2012年4月28日 (第3012回)
今後の地震防災と京都
立命館大学立命館グローバル・イノベーション研究機構 教授 土岐 憲三
京都は1200年の歴史を有する都市であるが、約百年前までは大略、千本通りから花見小路、今出川から七条通りで囲まれる狭い範囲のみに人々が住んでいた。国宝や世界遺産などの文化遺産の遺されている京都盆地の山麓地帯は市街化されていなかったから、大火があっても火が及ばず焼けること無く今日まで遺っているのである。しかしながら、現在は京都盆地のあらゆる場所が市街化されており、地震の後での同時多発火災が起これば、これらの文化遺産は灰燼に帰するであろう。そして、その内陸地震の発生の可能性は日ごとに高まっているのである。
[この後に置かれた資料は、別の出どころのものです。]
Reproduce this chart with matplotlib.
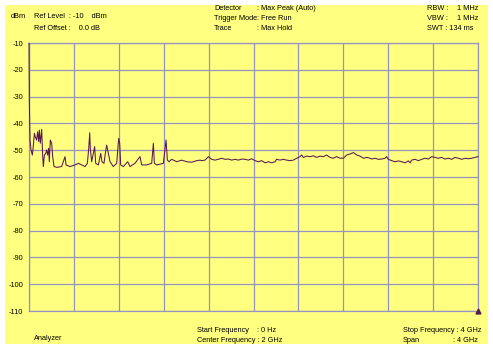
import matplotlib
matplotlib.use("Agg")
import matplotlib.pyplot as plt
from matplotlib.patches import Rectangle

# ---- data (GHz, dBm) ----
freq_ghz = [0.000, 0.003, 0.009, 0.018, 0.030, 0.039, 0.048, 0.056, 0.068, 0.077,
            0.086, 0.092, 0.101, 0.113, 0.122, 0.128, 0.137, 0.149, 0.157, 0.166,
            0.175, 0.181, 0.190, 0.202, 0.211, 0.223, 0.247, 0.291, 0.321, 0.330,
            0.365, 0.410, 0.440, 0.469, 0.499, 0.520, 0.532, 0.541, 0.546, 0.558,
            0.573, 0.585, 0.594, 0.618, 0.639, 0.650, 0.668, 0.680, 0.692, 0.707,
            0.722, 0.751, 0.781, 0.799, 0.808, 0.817, 0.841, 0.879, 0.900, 0.944,
            0.989, 1.004, 1.048, 1.093, 1.108, 1.117, 1.138, 1.197, 1.212, 1.221,
            1.233, 1.247, 1.271, 1.316, 1.360, 1.405, 1.449, 1.494, 1.524,
            1.538, 1.568, 1.598, 1.627, 1.657, 1.687, 1.717, 1.746, 1.776, 1.806,
            1.835, 1.865, 1.895, 1.925, 1.954, 1.984, 2.014, 2.043, 2.073, 2.103,
            2.133, 2.162, 2.192,
            2.206, 2.236, 2.266, 2.295, 2.325, 2.355, 2.385, 2.414, 2.429, 2.444,
            2.474, 2.504, 2.533, 2.563, 2.593, 2.622, 2.652, 2.682, 2.712, 2.741,
            2.771, 2.801, 2.830, 2.860, 2.890, 2.920, 2.949, 2.979, 3.009, 3.039,
            3.053, 3.082, 3.112, 3.142, 3.172, 3.186, 3.201, 3.231, 3.261, 3.290,
            3.320, 3.350, 3.380, 3.394, 3.409, 3.439, 3.469, 3.498, 3.528, 3.558,
            3.588, 3.617, 3.647, 3.677, 3.706, 3.736, 3.766, 3.795, 3.825, 3.855,
            3.885, 3.914, 3.944, 3.974, 4.000]
level_dbm = [-10.1, -31.9, -46.2, -49.9, -51.8, -48.1, -43.7, -45.0, -46.2, -43.1,
             -46.8, -42.5, -47.4, -42.2, -52.4, -56.1, -51.8, -51.2, -49.9, -51.8,
             -49.3, -54.3, -46.2, -47.4, -52.4, -56.1, -56.4, -56.1, -52.4, -55.5,
             -56.1, -55.5, -54.9, -55.5, -56.1, -54.9, -49.3, -43.5, -49.3, -54.3,
             -51.2, -48.7, -54.9, -55.5, -51.2, -54.3, -54.9, -51.2, -48.1, -51.2,
             -54.3, -56.1, -54.9, -45.6, -47.4, -55.5, -56.1, -54.3, -56.1, -54.9,
             -52.4, -55.5, -55.5, -54.9, -47.4, -54.9, -55.5, -54.9, -49.3, -46.2,
             -53.7, -54.3, -53.4, -54.3, -53.7, -54.3, -54.5, -53.9, -53.7,
             -53.9, -53.7, -52.4, -53.4, -53.7, -53.4, -53.0, -53.4, -53.3, -53.7,
             -53.4, -53.7, -53.3, -53.4, -53.7, -53.2, -53.9, -54.3, -53.9, -54.7,
             -54.3, -54.7, -54.3,
             -53.4, -53.7, -53.4, -53.7, -53.9, -53.7, -53.0, -52.4, -51.8, -52.7,
             -52.2, -52.4, -52.1, -52.7, -52.2, -52.4, -51.8, -52.7, -53.0, -52.4,
             -53.0, -53.0, -51.8, -51.4, -50.9, -51.8, -52.2, -53.0, -52.7, -53.0,
             -53.3, -53.0, -53.4, -53.3, -53.0, -52.4, -53.4, -53.9, -54.3, -54.0,
             -54.3, -54.7, -54.0, -54.7, -53.7, -53.4, -53.9, -53.4, -53.0, -53.3,
             -52.4, -52.7, -53.0, -52.7, -53.3, -53.0, -53.4, -52.7, -53.0, -53.4,
             -53.0, -53.2, -53.0, -52.7, -52.4]
y_ticks = [-10, -20, -30, -40, -50, -60, -70, -80, -90, -100, -110]
x_grid = [0.0, 0.4, 0.8, 1.2, 1.6, 2.0, 2.4, 2.8, 3.2, 3.6, 4.0]

YELLOW = "#FFFF80"
GRID = "#9494c4"
TRACE = "#5a1850"
FS = 5.3
plt.rcParams["font.family"] = ["Liberation Sans", "DejaVu Sans"]

W, H = 493, 344
fig = plt.figure(figsize=(W / 100, H / 100), dpi=100, facecolor="white")
fig.add_artist(Rectangle((5 / W, 0), 483 / W, 339 / H, transform=fig.transFigure,
                         facecolor=YELLOW, edgecolor="none", zorder=-5))

ax = fig.add_axes([29 / W, 33 / H, 449 / W, 268 / H])
ax.set_facecolor(YELLOW)
ax.set_xlim(0, 4)
ax.set_ylim(-110, -10)
ax.set_yticks(y_ticks)
ax.set_yticklabels([str(v) for v in y_ticks], fontsize=FS)
ax.set_xticks(x_grid)
ax.set_xticklabels([])
ax.tick_params(length=0, pad=4)
for v in y_ticks:
    ax.axhline(v, color=GRID, lw=0.9, zorder=1)
for v in x_grid:
    ax.axvline(v, color=GRID, lw=0.9, zorder=1)
for s in ax.spines.values():
    s.set_color(GRID)
    s.set_linewidth(0.9)

ax.plot(freq_ghz, level_dbm, color=TRACE, lw=0.75, zorder=3, clip_on=False)
ax.plot([4.0], [-110], marker="^", color=TRACE, markersize=3.5, clip_on=False, zorder=4)


def t(x, y, s, ha="left"):
    fig.text(x / W, 1 - y / H, s, fontsize=FS, ha=ha, va="center", color="black")


t(11, 17, "dBm")
t(34, 17, "Ref Level  : -10    dBm")
t(34, 28, "Ref Offset :    0.0 dB")
t(214, 9, "Detector")
t(214, 19, "Trigger Mode")
t(214, 28, "Trace")
t(257, 9, ": Max Peak (Auto)")
t(257, 19, ": Free Run")
t(257, 28, ": Max Hold")
t(427, 9, "RBW :")
t(427, 19, "VBW :")
t(427, 28, "SWT : 134 ms")
t(478, 9, "1 MHz", ha="right")
t(478, 19, "1 MHz", ha="right")
t(34, 339, "Analyzer")
t(197, 330, "Start Frequency")
t(257, 330, ": 0 Hz")
t(197, 340, "Center Frequency : 2 GHz")
t(403, 330, "Stop Frequency : 4 GHz")
t(403, 340, "Span")
t(478, 340, ": 4 GHz", ha="right")

fig.savefig("out.png", dpi=100, facecolor="white")
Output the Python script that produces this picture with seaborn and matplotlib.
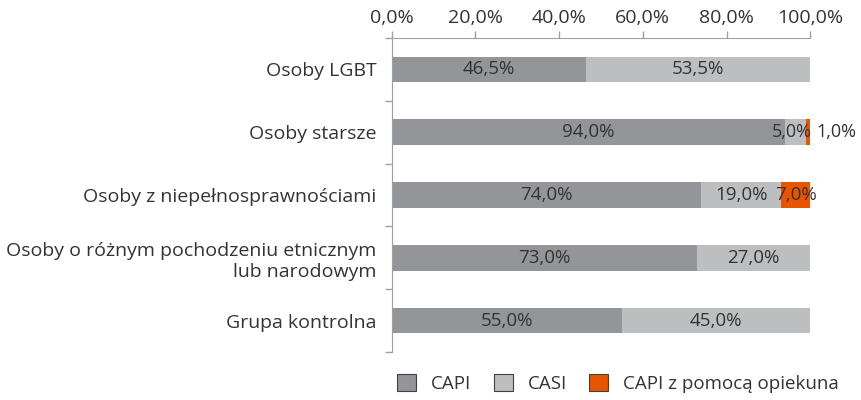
import numpy as np
import pandas as pd
import matplotlib.pyplot as plt
import seaborn as sns
from matplotlib.patches import Patch

# Dane
grupy = ['Osoby LGBT', 'Osoby starsze', 'Osoby z niepełnosprawnościami',
         'Osoby o różnym pochodzeniu etnicznym\nlub narodowym', 'Grupa kontrolna']
capi = [46.5, 94.0, 74.0, 73.0, 55.0]
casi = [53.5, 5.0, 19.0, 27.0, 45.0]
opiekun = [0.0, 1.0, 7.0, 0.0, 0.0]

serie = ['CAPI', 'CASI', 'CAPI z pomocą opiekuna']
kolory = ['#939598', '#bcbec0', '#e85400']

df = pd.DataFrame({'grupa': grupy, 'CAPI': capi, 'CASI': casi, 'opiekun': opiekun})
df['cum_capi'] = df['CAPI']
df['cum_casi'] = df['CAPI'] + df['CASI']
df['cum_all'] = df['cum_casi'] + df['opiekun']

sns.set_style('white')
plt.rcParams['font.family'] = ['Open Sans', 'DejaVu Sans']
tekst = '#333333'

fig = plt.figure(figsize=(8.61, 4.0), dpi=100)
ax = fig.add_axes([0.455, 0.12, 0.486, 0.785])

# Słupki skumulowane - rysowane od najdłuższego
for kol, c in zip(['cum_all', 'cum_casi', 'cum_capi'], kolory[::-1]):
    sns.barplot(data=df, y='grupa', x=kol, color=c, orient='h', width=0.41,
                saturation=1, ax=ax, linewidth=0)

# Etykiety
for i in range(len(grupy)):
    start = 0
    for v in [capi[i], casi[i], opiekun[i]]:
        if v > 0:
            lab = f'{v:.1f}%'.replace('.', ',')
            if v < 3:
                ax.text(start + v + 1.6, i, lab, ha='left', va='center',
                        fontsize=13, color=tekst)
            elif v < 6:
                ax.text(start + v / 2 - 1.0, i, lab, ha='center', va='center',
                        fontsize=13, color=tekst)
            else:
                ax.text(start + v / 2, i, lab, ha='center', va='center',
                        fontsize=13.5, color=tekst)
        start += v

ax.set_xlim(0, 100)
ax.set_ylim(4.5, -0.5)
ax.set_xlabel('')
ax.set_ylabel('')
ax.xaxis.tick_top()
ax.set_xticks(np.arange(0, 101, 20))
ax.set_xticklabels([f'{t:.1f}%'.replace('.', ',') for t in np.arange(0, 101, 20)])
ax.tick_params(axis='x', top=True, bottom=False, length=5, width=1, color='#a0a0a0',
               labelsize=14, labelcolor=tekst, pad=3)
ax.tick_params(axis='y', which='major', length=0, labelsize=14, labelcolor=tekst, pad=11)
ax.set_yticks(np.arange(-0.5, 5, 1), minor=True)
ax.tick_params(axis='y', which='minor', left=True, length=5, width=1, color='#a0a0a0')
for s in ['right', 'bottom']:
    ax.spines[s].set_visible(False)
for s in ['top', 'left']:
    ax.spines[s].set_color('#a0a0a0')

uchwyty = [Patch(facecolor=c, edgecolor='#404040', linewidth=0.8) for c in kolory]
fig.legend(uchwyty, serie, loc='center', bbox_to_anchor=(0.718, 0.042), ncol=3,
           frameon=False, fontsize=13.5, handlelength=1.0, handleheight=1.0,
           columnspacing=1.2, handletextpad=0.8, labelcolor=tekst)

fig.savefig('out.png', dpi=100)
こうした危険から文化遺産を守らねばならない。また、京都は文化財において特別な都市である。すなわち、国宝や重要文化財が多く遺されているが、それらの数を人口との割合で比較すると、我が国の政令指定都市での割合の13倍に達する。これは1200年前から王城の地であったからであり、現在の京都は先人の遺した文化遺産の恩恵に与っている。先人から受けただけの後世にも遺す努力を現在の京都はしていないのではないか。これは恥ずかしいことではないか。
聴講者の感想
今回始めて参加させていただきましたが、貴重なお話をありがとうございました。あまり京都の地震対策などについても考えたことがなかったので新しい発見でした。もう少し考えを深めてみたいと思います。